Friday, June 24, 2022

Nature journal's perverse gender identity propaganda exposed

Yesterday's Nature journal fully exposed their gender identity propaganda and demagoguery! It also exposes the twisted minds of the editors of this daily briefing.

For Nature journal women are (vulnerable and marginalized) scientists, but women can not have breast cancer. How about that!

Their daily Nature Briefing of 6/23/2022 contains following two items among others:
  1. "Cancer cells wake up when people sleep"
  2. "Women’s contributions often overlooked"

The first item is actually about breast cancer, which only women not people are affected by. To quote:
"Researchers have discovered that breast cancer cells are more likely to jump into the blood when people are resting. The revelation is relevant because cancer is at its deadliest when a tumour’s cells worm their way into the bloodstream and travel to a new location in the body to set up shop — a process called metastasis. It doesn’t mean that people with breast cancer should avoid sleep"

The second item is about a pseudoscience study that women (female scientists) not people are discriminated against and disadvantaged compared to their male colleagues.
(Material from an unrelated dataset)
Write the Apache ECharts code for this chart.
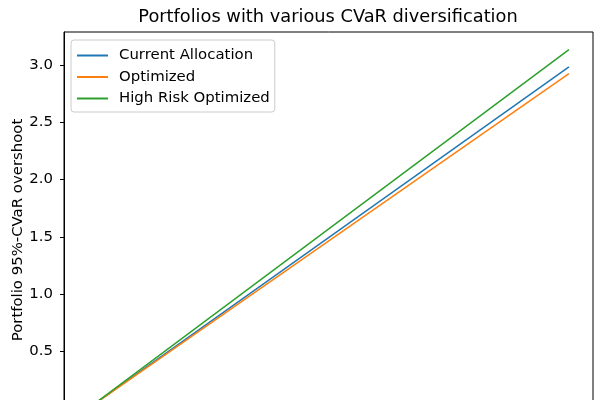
<!DOCTYPE html>
<html>
<head>
<meta charset="utf-8">
<script src="https://cdn.jsdelivr.net/npm/echarts@6/dist/echarts.min.js"></script>
<style>
html, body { margin: 0; padding: 0; background: #fff; }
#chart { width: 600px; height: 400px; }
</style>
</head>
<body>
<div id="chart"></div>
<script>
// 数据
var xValues = [0, 1];
var seriesNames = ['Current Allocation', 'Optimized', 'High Risk Optimized'];
var currentAlloc = [0, 2.983];
var optimized = [0, 2.925];
var highRisk = [0, 3.134];
var yTicks = [0, 0.5, 1.0, 1.5, 2.0, 2.5, 3.0];

var colors = ['#1f77b4', '#ff7f0e', '#2ca02c'];

function pairs(ys) {
	return xValues.map(function(x, i) { return [x, ys[i]]; });
}

var chart = echarts.init(document.getElementById('chart'));

var option = {
	animation: false,
	title: {
		text: 'Portfolios with various CVaR diversification',
		left: 328,
		textAlign: 'center',
		top: 8,
		padding: 0,
		textStyle: {
			fontFamily: 'DejaVu Sans',
			fontSize: 17.8,
			fontWeight: 'normal',
			color: '#000'
		}
	},
	legend: {
		orient: 'vertical',
		left: 71,
		top: 40,
		data: seriesNames,
		icon: 'rect',
		itemWidth: 31,
		itemHeight: 2,
		itemGap: 6.5,
		padding: [8, 5, 6, 6],
		backgroundColor: 'rgba(255,255,255,0.8)',
		borderColor: '#cccccc',
		borderWidth: 1,
		borderRadius: 3,
		textStyle: {
			fontFamily: 'DejaVu Sans',
			fontSize: 14.9,
			color: '#000',
			padding: [0, 0, 0, 6]
		}
	},
	grid: {
		left: 64,
		top: 32,
		width: 529,
		height: 396,
		outerBoundsMode: 'none',
		containLabel: false,
		show: true,
		borderColor: '#000',
		borderWidth: 1,
		backgroundColor: 'transparent'
	},
	xAxis: {
		type: 'value',
		min: -0.05,
		max: 1.05,
		axisLine: { show: false },
		axisTick: { show: false },
		axisLabel: { show: false },
		splitLine: { show: false }
	},
	yAxis: {
		type: 'value',
		min: -0.170,
		max: 3.288,
		name: 'Portfolio 95%-CVaR overshoot',
		nameLocation: 'middle',
		nameGap: 38,
		nameMoveOverlap: false,
		nameTextStyle: {
			fontFamily: 'DejaVu Sans',
			fontSize: 14.9,
			color: '#000'
		},
		axisLine: { show: true, onZero: false, lineStyle: { color: '#000', width: 1 } },
		axisTick: {
			show: true,
			length: 4,
			customValues: yTicks,
			lineStyle: { color: '#000', width: 1 }
		},
		axisLabel: {
			customValues: yTicks,
			margin: 11,
			fontFamily: 'DejaVu Sans',
			fontSize: 14.9,
			color: '#000',
			formatter: function(v) { return v.toFixed(1); }
		},
		splitLine: { show: false }
	},
	series: [{
		name: seriesNames[0],
		type: 'line',
		data: pairs(currentAlloc),
		showSymbol: false,
		color: colors[0],
		lineStyle: { width: 1.5 }
	}, {
		name: seriesNames[1],
		type: 'line',
		data: pairs(optimized),
		showSymbol: false,
		color: colors[1],
		lineStyle: { width: 1.5 }
	}, {
		name: seriesNames[2],
		type: 'line',
		data: pairs(highRisk),
		showSymbol: false,
		color: colors[2],
		lineStyle: { width: 1.5 }
	}]
};

chart.setOption(option);
</script>
</body>
</html>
I blogged here about this piece of pseudoscience. To quote:
"Women are less likely to be credited with authorship on scientific papers or patents than their male peers, despite doing the same amount of work. An innovative analysis of how research contributions are recognized has revealed what many female scientists have long suspected, but researchers have struggled to demonstrate because measuring missed opportunities is challenging. A team studied the outputs of almost 10,000 research groups in the United States and found that women were around half as likely to be named an author on a scientific document as men. The authors of the analysis say this is because women’s contributions to research are “often not known, not appreciated or ignored”. The results also partly explain the well-documented trend of women publishing less than men."